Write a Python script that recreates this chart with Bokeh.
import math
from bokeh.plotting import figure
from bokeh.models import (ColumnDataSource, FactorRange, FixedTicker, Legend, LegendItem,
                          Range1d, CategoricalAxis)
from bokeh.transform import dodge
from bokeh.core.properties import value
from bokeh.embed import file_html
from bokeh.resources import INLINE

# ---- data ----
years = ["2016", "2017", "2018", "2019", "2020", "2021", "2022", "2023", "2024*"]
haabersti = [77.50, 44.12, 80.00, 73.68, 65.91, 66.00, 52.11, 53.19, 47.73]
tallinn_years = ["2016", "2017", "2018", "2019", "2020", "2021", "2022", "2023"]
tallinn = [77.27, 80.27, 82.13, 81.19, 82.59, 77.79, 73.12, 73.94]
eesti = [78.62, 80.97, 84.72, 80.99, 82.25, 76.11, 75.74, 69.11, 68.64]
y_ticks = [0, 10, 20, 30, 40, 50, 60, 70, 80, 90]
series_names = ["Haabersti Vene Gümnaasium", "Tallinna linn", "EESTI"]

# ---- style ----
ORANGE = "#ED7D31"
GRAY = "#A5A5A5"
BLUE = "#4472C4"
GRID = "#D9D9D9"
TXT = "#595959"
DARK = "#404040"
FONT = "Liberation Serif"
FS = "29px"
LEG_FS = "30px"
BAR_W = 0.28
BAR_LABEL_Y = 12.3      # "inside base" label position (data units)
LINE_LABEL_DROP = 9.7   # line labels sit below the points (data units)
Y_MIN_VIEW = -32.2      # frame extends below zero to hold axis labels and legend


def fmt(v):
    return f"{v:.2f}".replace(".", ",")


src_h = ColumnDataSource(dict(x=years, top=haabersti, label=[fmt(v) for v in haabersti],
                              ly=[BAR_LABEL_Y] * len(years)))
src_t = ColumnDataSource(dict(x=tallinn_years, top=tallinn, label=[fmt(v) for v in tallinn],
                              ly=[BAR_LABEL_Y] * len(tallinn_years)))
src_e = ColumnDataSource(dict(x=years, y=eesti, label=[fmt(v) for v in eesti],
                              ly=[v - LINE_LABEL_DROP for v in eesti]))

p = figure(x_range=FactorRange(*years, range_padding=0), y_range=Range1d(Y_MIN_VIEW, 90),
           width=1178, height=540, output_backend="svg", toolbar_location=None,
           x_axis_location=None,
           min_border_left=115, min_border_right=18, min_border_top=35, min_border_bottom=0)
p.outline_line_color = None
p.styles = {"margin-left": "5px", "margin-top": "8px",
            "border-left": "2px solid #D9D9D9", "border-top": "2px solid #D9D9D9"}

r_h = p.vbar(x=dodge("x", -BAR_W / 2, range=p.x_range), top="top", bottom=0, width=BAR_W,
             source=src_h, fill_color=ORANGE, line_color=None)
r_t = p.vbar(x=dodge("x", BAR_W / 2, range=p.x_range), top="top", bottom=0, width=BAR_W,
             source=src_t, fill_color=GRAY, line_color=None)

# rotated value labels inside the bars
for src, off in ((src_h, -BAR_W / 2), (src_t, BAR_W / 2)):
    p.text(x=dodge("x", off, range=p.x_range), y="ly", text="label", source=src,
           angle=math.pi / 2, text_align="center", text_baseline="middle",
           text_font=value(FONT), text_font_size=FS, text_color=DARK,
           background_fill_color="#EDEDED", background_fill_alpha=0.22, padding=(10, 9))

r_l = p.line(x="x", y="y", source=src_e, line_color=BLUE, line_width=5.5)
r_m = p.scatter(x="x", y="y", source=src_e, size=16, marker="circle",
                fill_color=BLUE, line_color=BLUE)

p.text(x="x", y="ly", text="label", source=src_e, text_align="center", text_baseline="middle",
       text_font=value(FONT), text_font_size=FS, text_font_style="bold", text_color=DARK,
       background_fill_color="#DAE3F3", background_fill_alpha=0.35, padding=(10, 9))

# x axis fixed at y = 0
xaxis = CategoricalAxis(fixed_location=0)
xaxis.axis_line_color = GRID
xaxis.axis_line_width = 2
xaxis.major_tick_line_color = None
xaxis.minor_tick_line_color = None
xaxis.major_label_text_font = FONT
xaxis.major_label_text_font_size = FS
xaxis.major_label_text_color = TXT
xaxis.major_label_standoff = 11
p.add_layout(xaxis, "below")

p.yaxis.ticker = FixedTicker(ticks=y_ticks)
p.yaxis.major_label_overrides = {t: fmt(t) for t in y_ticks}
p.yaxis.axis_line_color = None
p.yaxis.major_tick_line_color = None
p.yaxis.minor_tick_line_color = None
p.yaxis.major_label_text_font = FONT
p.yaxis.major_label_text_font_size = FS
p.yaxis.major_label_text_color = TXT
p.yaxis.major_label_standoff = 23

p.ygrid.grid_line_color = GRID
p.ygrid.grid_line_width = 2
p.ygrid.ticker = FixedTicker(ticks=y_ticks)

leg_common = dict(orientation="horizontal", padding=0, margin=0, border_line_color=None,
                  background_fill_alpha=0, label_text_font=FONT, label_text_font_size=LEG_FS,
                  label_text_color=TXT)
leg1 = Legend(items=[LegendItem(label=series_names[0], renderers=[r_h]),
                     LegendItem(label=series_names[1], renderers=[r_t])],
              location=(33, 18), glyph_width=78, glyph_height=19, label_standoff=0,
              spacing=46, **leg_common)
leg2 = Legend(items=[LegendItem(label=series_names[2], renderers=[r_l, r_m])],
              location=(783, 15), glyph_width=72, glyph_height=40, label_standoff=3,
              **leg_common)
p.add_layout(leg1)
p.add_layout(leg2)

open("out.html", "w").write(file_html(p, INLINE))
···
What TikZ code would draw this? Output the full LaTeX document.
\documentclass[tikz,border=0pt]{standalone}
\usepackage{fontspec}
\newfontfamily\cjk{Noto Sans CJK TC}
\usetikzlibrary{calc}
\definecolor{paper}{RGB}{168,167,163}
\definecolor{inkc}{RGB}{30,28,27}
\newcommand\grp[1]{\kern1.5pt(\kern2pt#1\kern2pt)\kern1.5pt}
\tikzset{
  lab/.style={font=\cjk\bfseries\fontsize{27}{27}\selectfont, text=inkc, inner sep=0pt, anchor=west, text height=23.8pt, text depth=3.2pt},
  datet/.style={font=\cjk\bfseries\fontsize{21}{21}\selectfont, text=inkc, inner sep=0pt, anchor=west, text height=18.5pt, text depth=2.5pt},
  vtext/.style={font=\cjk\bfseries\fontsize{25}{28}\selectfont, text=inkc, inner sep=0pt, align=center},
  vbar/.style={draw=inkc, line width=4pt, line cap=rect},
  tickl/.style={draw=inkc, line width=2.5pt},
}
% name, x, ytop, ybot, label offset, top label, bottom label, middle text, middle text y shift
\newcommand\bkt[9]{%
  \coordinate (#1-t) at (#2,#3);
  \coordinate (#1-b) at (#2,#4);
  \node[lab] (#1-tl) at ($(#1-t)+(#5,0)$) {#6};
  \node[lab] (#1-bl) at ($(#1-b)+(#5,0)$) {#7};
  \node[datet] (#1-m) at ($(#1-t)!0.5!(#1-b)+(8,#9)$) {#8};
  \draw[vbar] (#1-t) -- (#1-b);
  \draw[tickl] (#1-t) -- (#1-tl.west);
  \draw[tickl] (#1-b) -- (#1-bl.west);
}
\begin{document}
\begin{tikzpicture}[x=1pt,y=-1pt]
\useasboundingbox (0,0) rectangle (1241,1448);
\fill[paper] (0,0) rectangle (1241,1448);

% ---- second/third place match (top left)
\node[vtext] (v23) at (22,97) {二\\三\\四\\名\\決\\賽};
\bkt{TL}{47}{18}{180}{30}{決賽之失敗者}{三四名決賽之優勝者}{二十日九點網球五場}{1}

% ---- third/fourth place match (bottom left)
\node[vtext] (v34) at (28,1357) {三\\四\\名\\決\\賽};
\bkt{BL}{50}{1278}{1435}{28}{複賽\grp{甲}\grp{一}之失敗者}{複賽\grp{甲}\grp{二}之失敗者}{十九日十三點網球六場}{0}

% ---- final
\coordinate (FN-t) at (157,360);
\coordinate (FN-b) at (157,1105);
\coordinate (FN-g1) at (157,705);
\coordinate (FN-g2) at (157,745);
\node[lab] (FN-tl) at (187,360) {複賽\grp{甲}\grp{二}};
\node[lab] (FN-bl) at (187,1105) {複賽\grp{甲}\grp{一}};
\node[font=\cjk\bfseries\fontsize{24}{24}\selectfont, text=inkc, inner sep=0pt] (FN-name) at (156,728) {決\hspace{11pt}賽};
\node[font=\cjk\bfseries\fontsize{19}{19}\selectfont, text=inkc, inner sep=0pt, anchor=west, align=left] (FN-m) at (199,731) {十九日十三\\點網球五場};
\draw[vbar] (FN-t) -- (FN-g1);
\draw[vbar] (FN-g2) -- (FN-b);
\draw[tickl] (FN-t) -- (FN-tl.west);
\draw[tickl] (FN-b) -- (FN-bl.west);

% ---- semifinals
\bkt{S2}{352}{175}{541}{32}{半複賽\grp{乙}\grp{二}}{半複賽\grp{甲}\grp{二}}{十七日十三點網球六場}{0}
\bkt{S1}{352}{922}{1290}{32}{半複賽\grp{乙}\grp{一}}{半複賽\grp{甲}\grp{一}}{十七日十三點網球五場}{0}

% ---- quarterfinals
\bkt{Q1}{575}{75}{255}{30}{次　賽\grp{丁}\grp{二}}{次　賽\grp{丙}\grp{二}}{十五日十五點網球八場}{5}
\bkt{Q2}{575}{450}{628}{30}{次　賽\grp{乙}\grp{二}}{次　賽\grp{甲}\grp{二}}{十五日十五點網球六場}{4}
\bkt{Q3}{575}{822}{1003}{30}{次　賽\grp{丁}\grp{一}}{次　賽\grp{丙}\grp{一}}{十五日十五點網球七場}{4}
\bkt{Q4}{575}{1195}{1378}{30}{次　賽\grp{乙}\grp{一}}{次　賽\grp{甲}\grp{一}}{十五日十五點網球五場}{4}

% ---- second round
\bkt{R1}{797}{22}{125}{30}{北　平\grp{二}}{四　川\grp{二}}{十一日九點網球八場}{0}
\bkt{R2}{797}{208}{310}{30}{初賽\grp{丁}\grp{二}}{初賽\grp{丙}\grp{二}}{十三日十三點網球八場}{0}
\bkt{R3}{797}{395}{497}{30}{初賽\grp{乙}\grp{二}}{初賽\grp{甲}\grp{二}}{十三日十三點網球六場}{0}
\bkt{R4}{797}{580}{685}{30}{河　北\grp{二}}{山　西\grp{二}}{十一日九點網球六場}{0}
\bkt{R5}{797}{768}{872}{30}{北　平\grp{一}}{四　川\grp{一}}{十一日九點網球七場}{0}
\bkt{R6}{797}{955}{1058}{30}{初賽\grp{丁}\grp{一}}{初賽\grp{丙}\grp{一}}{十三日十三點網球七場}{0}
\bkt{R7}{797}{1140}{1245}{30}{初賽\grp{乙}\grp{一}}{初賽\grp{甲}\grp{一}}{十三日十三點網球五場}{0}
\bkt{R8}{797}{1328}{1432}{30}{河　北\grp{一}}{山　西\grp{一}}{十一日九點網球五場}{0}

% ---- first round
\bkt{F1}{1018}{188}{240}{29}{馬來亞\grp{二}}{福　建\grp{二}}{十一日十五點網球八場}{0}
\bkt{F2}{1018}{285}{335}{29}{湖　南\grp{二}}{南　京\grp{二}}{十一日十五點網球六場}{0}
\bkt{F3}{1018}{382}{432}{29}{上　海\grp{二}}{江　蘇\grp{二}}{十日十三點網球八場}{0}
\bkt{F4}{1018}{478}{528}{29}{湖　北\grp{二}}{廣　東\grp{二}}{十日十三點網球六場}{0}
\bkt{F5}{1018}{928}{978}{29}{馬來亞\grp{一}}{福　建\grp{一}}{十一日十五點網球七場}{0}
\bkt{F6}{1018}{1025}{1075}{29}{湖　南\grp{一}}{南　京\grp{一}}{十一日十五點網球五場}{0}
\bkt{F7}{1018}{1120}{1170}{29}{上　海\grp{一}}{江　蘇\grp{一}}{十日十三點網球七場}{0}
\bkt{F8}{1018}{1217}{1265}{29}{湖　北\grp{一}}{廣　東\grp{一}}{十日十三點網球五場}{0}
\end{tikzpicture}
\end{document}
···
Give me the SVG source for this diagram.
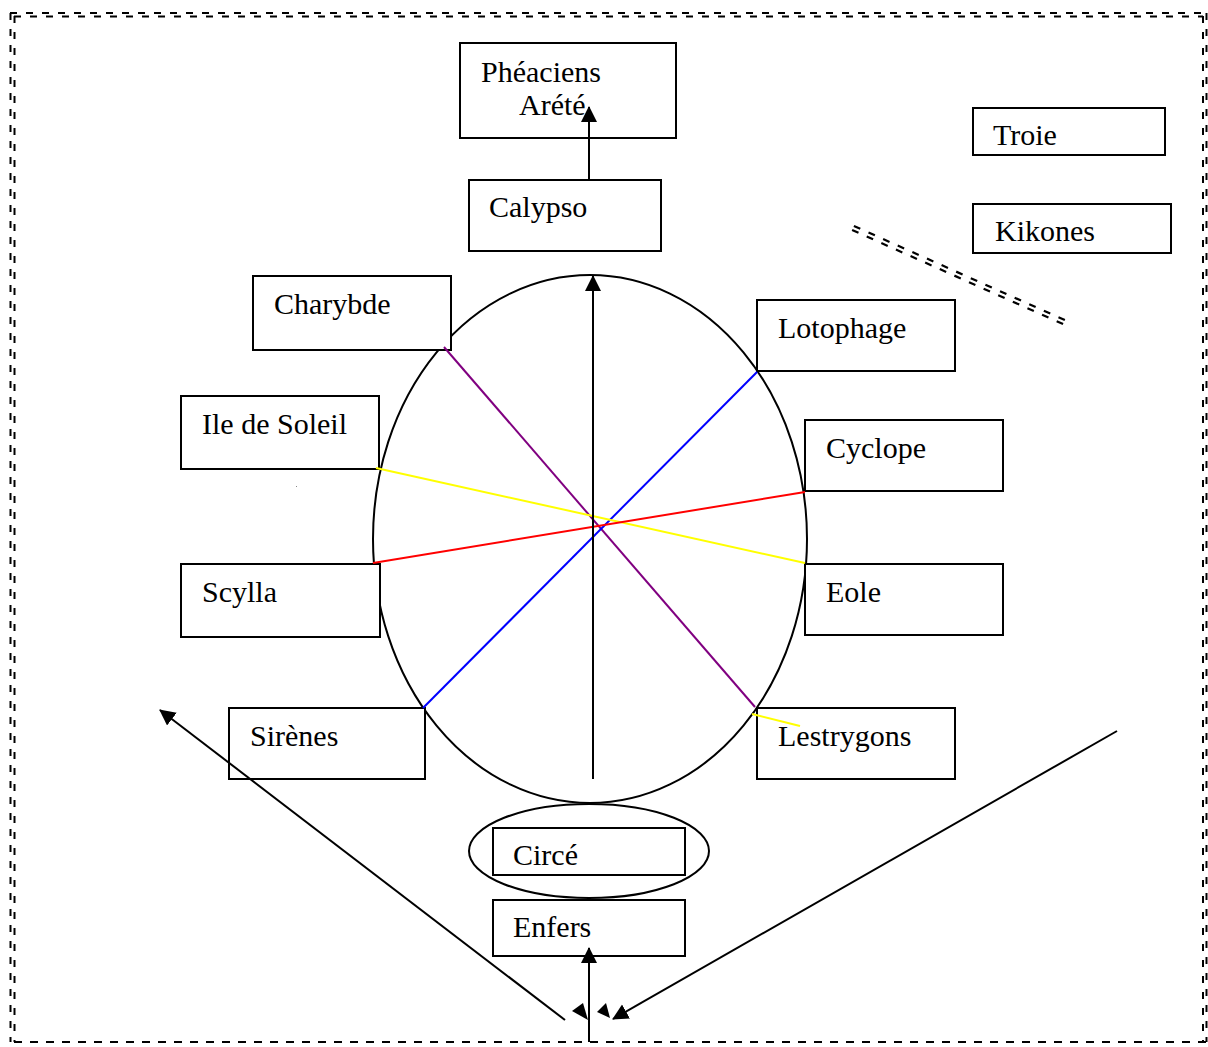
···
:: EXERCISE DETAILS ::
Give again, word for word, every line of the listing above from the one with "Write a Python" to the one with "from bokeh.resources import INLINE", both inclusive, and nothing beyond them.

:: RESULT BELOW ::
Write a Python script that recreates this chart with Bokeh.
import math
from bokeh.plotting import figure
from bokeh.models import (ColumnDataSource, FactorRange, FixedTicker, Legend, LegendItem,
                          Range1d, CategoricalAxis)
from bokeh.transform import dodge
from bokeh.core.properties import value
from bokeh.embed import file_html
from bokeh.resources import INLINE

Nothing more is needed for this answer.